■ Recorded data:
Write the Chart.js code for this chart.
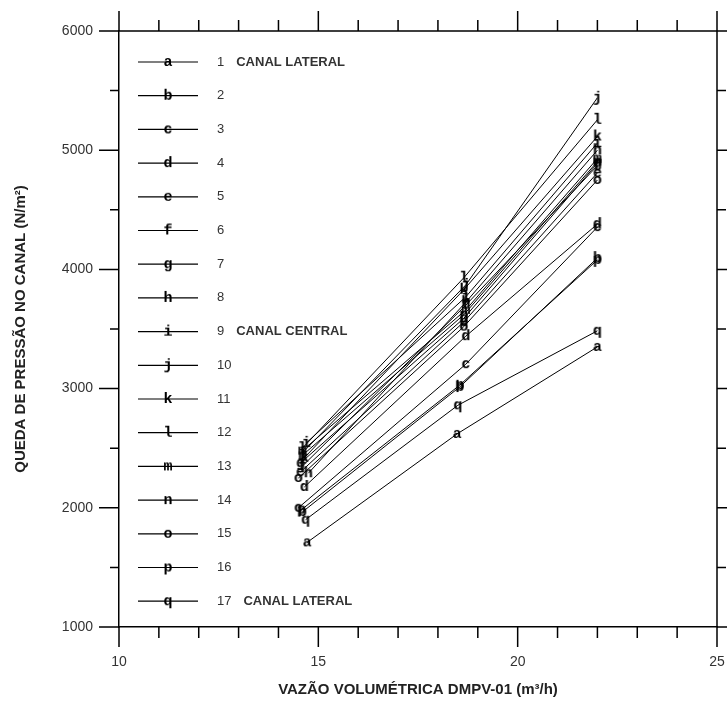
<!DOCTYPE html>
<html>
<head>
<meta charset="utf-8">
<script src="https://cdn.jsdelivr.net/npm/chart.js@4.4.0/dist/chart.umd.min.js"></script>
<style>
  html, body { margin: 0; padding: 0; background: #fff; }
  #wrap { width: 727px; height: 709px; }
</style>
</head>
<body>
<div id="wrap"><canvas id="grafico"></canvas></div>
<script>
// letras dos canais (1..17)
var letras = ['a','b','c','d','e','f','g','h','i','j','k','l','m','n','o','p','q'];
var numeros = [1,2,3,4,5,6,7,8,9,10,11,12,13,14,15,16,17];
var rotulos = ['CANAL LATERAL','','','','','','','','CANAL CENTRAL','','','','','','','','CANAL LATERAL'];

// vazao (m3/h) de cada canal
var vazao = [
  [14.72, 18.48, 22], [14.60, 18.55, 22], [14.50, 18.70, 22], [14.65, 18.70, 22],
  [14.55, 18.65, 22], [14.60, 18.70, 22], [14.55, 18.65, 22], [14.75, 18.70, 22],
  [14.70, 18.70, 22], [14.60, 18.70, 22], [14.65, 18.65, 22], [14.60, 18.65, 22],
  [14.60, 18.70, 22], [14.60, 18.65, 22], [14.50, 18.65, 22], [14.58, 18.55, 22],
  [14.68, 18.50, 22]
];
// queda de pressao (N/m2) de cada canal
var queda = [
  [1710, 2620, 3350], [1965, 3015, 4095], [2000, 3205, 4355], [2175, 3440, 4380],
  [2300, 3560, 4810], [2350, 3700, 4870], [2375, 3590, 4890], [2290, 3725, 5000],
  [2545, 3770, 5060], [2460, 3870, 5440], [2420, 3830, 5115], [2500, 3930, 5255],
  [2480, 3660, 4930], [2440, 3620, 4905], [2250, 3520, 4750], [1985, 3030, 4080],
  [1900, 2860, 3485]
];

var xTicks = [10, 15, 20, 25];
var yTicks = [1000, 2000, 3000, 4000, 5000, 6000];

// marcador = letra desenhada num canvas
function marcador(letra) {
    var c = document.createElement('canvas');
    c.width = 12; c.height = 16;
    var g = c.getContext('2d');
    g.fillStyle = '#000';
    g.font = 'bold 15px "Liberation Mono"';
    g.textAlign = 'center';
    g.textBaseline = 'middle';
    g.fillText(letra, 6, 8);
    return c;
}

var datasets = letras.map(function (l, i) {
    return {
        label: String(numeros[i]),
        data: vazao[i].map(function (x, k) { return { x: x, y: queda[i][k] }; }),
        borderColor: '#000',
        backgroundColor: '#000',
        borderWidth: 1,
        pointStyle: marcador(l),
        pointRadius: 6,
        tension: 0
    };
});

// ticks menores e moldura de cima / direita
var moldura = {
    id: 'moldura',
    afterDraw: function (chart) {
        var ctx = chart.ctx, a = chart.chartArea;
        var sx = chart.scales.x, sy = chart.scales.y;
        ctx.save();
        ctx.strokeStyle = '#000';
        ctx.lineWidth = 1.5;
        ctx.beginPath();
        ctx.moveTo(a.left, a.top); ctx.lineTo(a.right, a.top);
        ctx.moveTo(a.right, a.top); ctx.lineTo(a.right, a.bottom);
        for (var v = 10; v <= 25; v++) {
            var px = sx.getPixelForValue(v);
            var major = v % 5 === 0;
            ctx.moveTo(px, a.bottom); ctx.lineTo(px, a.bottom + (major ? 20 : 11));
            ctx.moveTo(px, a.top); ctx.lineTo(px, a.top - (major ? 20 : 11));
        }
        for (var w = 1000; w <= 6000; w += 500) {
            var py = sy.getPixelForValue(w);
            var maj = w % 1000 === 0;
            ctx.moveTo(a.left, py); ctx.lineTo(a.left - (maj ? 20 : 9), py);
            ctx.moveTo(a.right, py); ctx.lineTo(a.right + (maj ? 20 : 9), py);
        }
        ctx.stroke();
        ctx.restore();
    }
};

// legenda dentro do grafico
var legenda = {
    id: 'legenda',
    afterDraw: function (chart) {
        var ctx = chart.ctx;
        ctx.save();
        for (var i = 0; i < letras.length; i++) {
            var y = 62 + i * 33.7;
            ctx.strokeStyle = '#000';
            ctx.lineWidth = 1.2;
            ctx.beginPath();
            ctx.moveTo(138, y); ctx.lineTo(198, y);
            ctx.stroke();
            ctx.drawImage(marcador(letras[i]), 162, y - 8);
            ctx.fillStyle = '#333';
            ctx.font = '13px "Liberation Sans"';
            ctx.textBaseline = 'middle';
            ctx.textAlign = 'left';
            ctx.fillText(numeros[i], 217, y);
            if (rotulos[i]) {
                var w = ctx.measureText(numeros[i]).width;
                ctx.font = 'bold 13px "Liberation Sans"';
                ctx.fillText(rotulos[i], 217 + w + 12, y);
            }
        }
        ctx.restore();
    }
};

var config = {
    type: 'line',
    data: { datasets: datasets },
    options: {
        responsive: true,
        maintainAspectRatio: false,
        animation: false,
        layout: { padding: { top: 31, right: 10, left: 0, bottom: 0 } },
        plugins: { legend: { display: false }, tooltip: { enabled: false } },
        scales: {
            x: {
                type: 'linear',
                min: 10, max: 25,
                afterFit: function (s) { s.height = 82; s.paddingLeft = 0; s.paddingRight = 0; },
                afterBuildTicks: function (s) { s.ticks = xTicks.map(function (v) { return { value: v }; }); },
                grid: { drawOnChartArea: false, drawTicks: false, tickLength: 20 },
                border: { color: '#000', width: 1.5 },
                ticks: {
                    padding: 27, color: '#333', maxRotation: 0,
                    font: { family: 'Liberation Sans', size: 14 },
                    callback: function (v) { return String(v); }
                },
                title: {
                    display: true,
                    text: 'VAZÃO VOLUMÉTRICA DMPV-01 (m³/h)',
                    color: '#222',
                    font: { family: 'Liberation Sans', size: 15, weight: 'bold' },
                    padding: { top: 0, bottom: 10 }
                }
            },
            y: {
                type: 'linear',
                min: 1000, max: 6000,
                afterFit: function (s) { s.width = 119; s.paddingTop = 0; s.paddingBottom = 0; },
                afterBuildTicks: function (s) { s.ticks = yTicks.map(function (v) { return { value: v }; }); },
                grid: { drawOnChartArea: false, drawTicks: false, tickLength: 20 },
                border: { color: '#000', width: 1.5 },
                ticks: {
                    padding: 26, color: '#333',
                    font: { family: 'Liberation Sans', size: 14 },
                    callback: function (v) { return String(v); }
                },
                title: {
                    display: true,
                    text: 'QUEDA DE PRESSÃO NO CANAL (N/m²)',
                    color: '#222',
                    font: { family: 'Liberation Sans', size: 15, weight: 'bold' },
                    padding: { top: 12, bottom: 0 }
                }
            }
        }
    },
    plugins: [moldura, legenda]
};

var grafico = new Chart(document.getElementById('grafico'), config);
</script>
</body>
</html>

■ Your goal:
In the data above, please extract the lines from the first one through the line with "var rotulos = ['CANAL", exactly, and keep pictures out.

■ Task output:
Write the Chart.js code for this chart.
<!DOCTYPE html>
<html>
<head>
<meta charset="utf-8">
<script src="https://cdn.jsdelivr.net/npm/chart.js@4.4.0/dist/chart.umd.min.js"></script>
<style>
  html, body { margin: 0; padding: 0; background: #fff; }
  #wrap { width: 727px; height: 709px; }
</style>
</head>
<body>
<div id="wrap"><canvas id="grafico"></canvas></div>
<script>
// letras dos canais (1..17)
var letras = ['a','b','c','d','e','f','g','h','i','j','k','l','m','n','o','p','q'];
var numeros = [1,2,3,4,5,6,7,8,9,10,11,12,13,14,15,16,17];
var rotulos = ['CANAL LATERAL','','','','','','','','CANAL CENTRAL','','','','','','','','CANAL LATERAL'];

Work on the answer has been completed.